• Aim of the task: Images should be left out, and everything else in the listing reproduced exactly.

• Supplied data:
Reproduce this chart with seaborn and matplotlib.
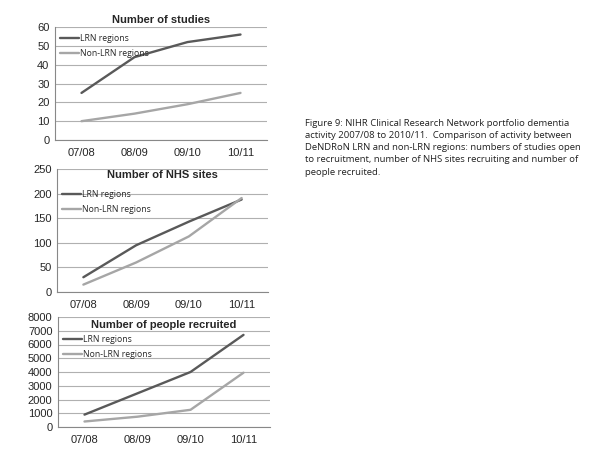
import matplotlib
matplotlib.use("Agg")
import matplotlib.pyplot as plt
import seaborn as sns
import pandas as pd

years = ["07/08", "08/09", "09/10", "10/11"]
series = ["LRN regions", "Non-LRN regions"]

studies_lrn = [25, 44, 52, 56]
studies_non = [10, 14, 19, 25]
sites_lrn = [30, 95, 143, 188]
sites_non = [15, 60, 113, 191]
people_lrn = [900, 2450, 4000, 6700]
people_non = [400, 750, 1250, 3950]

titles = ["Number of studies", "Number of NHS sites", "Number of people recruited"]
yticks = [range(0, 61, 10), range(0, 251, 50), range(0, 8001, 1000)]

caption = ("Figure 9: NIHR Clinical Research Network portfolio dementia\n"
           "activity 2007/08 to 2010/11.  Comparison of activity between\n"
           "DeNDRoN LRN and non-LRN regions: numbers of studies open\n"
           "to recruitment, number of NHS sites recruiting and number of\n"
           "people recruited.")

sns.set_style("white")
plt.rcParams["font.family"] = ["Liberation Sans", "DejaVu Sans"]

palette = {"LRN regions": "#595959", "Non-LRN regions": "#a6a6a6"}

fig = plt.figure(figsize=(6, 4.5), dpi=100)

# pixel boxes: left, top, right, bottom
boxes = [(55, 27, 267, 140), (57, 169, 268, 292), (58, 317, 270, 427)]
title_y = [1.06, 0.95, 0.93]
legend_y = [0.98, 0.87, 0.88]

panels = [(studies_lrn, studies_non), (sites_lrn, sites_non), (people_lrn, people_non)]

for i, (lrn, non) in enumerate(panels):
    l, t, r, b = boxes[i]
    ax = fig.add_axes([l / 600, 1 - b / 450, (r - l) / 600, (b - t) / 450])
    df = pd.DataFrame({
        "year": years * 2,
        "value": lrn + non,
        "series": [series[0]] * 4 + [series[1]] * 4,
    })
    df["x"] = df["year"].map({y: k for k, y in enumerate(years)})
    sns.lineplot(data=df, x="x", y="value", hue="series", palette=palette,
                 linewidth=1.7, ax=ax)
    ax.set_xlim(-0.5, 3.5)
    ax.set_ylim(min(yticks[i]), max(yticks[i]))
    ax.set_yticks(list(yticks[i]))
    ax.set_xticks(range(4))
    ax.set_xticklabels(years)
    ax.set_xticks([-0.5, 0.5, 1.5, 2.5, 3.5], minor=True)
    ax.tick_params(axis="x", which="major", length=0, labelsize=8, pad=6)
    ax.tick_params(axis="x", which="minor", length=4, color="#888888", direction="out")
    ax.tick_params(axis="y", length=0, labelsize=8, pad=4)
    ax.set_xlabel("")
    ax.set_ylabel("")
    ax.grid(axis="y", color="#b0b0b0", linewidth=0.8)
    for s in ["top", "right"]:
        ax.spines[s].set_visible(False)
    for s in ["left", "bottom"]:
        ax.spines[s].set_color("#888888")
        ax.spines[s].set_linewidth(0.8)
    ax.text(0.5, title_y[i], titles[i], transform=ax.transAxes, ha="center",
            va="center", fontsize=8, fontweight="bold")
    ax.legend(loc="upper left", bbox_to_anchor=(0.0, legend_y[i]),
              frameon=False, handlelength=2.2,
              handletextpad=0.1, borderaxespad=0.2, labelspacing=0.7,
              prop={"family": ["Open Sans", "DejaVu Sans"], "size": 6.2})

fig.text(305 / 600, 1 - 119 / 450, caption, ha="left", va="top",
         fontsize=6.8, family=["Open Sans", "DejaVu Sans"], linespacing=1.45,
         color="#222222")

fig.savefig("out.png", dpi=100)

• Response to the task:
Reproduce this chart with seaborn and matplotlib.
import matplotlib
matplotlib.use("Agg")
import matplotlib.pyplot as plt
import seaborn as sns
import pandas as pd

years = ["07/08", "08/09", "09/10", "10/11"]
series = ["LRN regions", "Non-LRN regions"]

studies_lrn = [25, 44, 52, 56]
studies_non = [10, 14, 19, 25]
sites_lrn = [30, 95, 143, 188]
sites_non = [15, 60, 113, 191]
people_lrn = [900, 2450, 4000, 6700]
people_non = [400, 750, 1250, 3950]

titles = ["Number of studies", "Number of NHS sites", "Number of people recruited"]
yticks = [range(0, 61, 10), range(0, 251, 50), range(0, 8001, 1000)]

caption = ("Figure 9: NIHR Clinical Research Network portfolio dementia\n"
           "activity 2007/08 to 2010/11.  Comparison of activity between\n"
           "DeNDRoN LRN and non-LRN regions: numbers of studies open\n"
           "to recruitment, number of NHS sites recruiting and number of\n"
           "people recruited.")

sns.set_style("white")
plt.rcParams["font.family"] = ["Liberation Sans", "DejaVu Sans"]

palette = {"LRN regions": "#595959", "Non-LRN regions": "#a6a6a6"}

fig = plt.figure(figsize=(6, 4.5), dpi=100)

# pixel boxes: left, top, right, bottom
boxes = [(55, 27, 267, 140), (57, 169, 268, 292), (58, 317, 270, 427)]
title_y = [1.06, 0.95, 0.93]
legend_y = [0.98, 0.87, 0.88]

panels = [(studies_lrn, studies_non), (sites_lrn, sites_non), (people_lrn, people_non)]

for i, (lrn, non) in enumerate(panels):
    l, t, r, b = boxes[i]
    ax = fig.add_axes([l / 600, 1 - b / 450, (r - l) / 600, (b - t) / 450])
    df = pd.DataFrame({
        "year": years * 2,
        "value": lrn + non,
        "series": [series[0]] * 4 + [series[1]] * 4,
    })
    df["x"] = df["year"].map({y: k for k, y in enumerate(years)})
    sns.lineplot(data=df, x="x", y="value", hue="series", palette=palette,
                 linewidth=1.7, ax=ax)
    ax.set_xlim(-0.5, 3.5)
    ax.set_ylim(min(yticks[i]), max(yticks[i]))
    ax.set_yticks(list(yticks[i]))
    ax.set_xticks(range(4))
    ax.set_xticklabels(years)
    ax.set_xticks([-0.5, 0.5, 1.5, 2.5, 3.5], minor=True)
    ax.tick_params(axis="x", which="major", length=0, labelsize=8, pad=6)
    ax.tick_params(axis="x", which="minor", length=4, color="#888888", direction="out")
    ax.tick_params(axis="y", length=0, labelsize=8, pad=4)
    ax.set_xlabel("")
    ax.set_ylabel("")
    ax.grid(axis="y", color="#b0b0b0", linewidth=0.8)
    for s in ["top", "right"]:
        ax.spines[s].set_visible(False)
    for s in ["left", "bottom"]:
        ax.spines[s].set_color("#888888")
        ax.spines[s].set_linewidth(0.8)
    ax.text(0.5, title_y[i], titles[i], transform=ax.transAxes, ha="center",
            va="center", fontsize=8, fontweight="bold")
    ax.legend(loc="upper left", bbox_to_anchor=(0.0, legend_y[i]),
              frameon=False, handlelength=2.2,
              handletextpad=0.1, borderaxespad=0.2, labelspacing=0.7,
              prop={"family": ["Open Sans", "DejaVu Sans"], "size": 6.2})

fig.text(305 / 600, 1 - 119 / 450, caption, ha="left", va="top",
         fontsize=6.8, family=["Open Sans", "DejaVu Sans"], linespacing=1.45,
         color="#222222")

fig.savefig("out.png", dpi=100)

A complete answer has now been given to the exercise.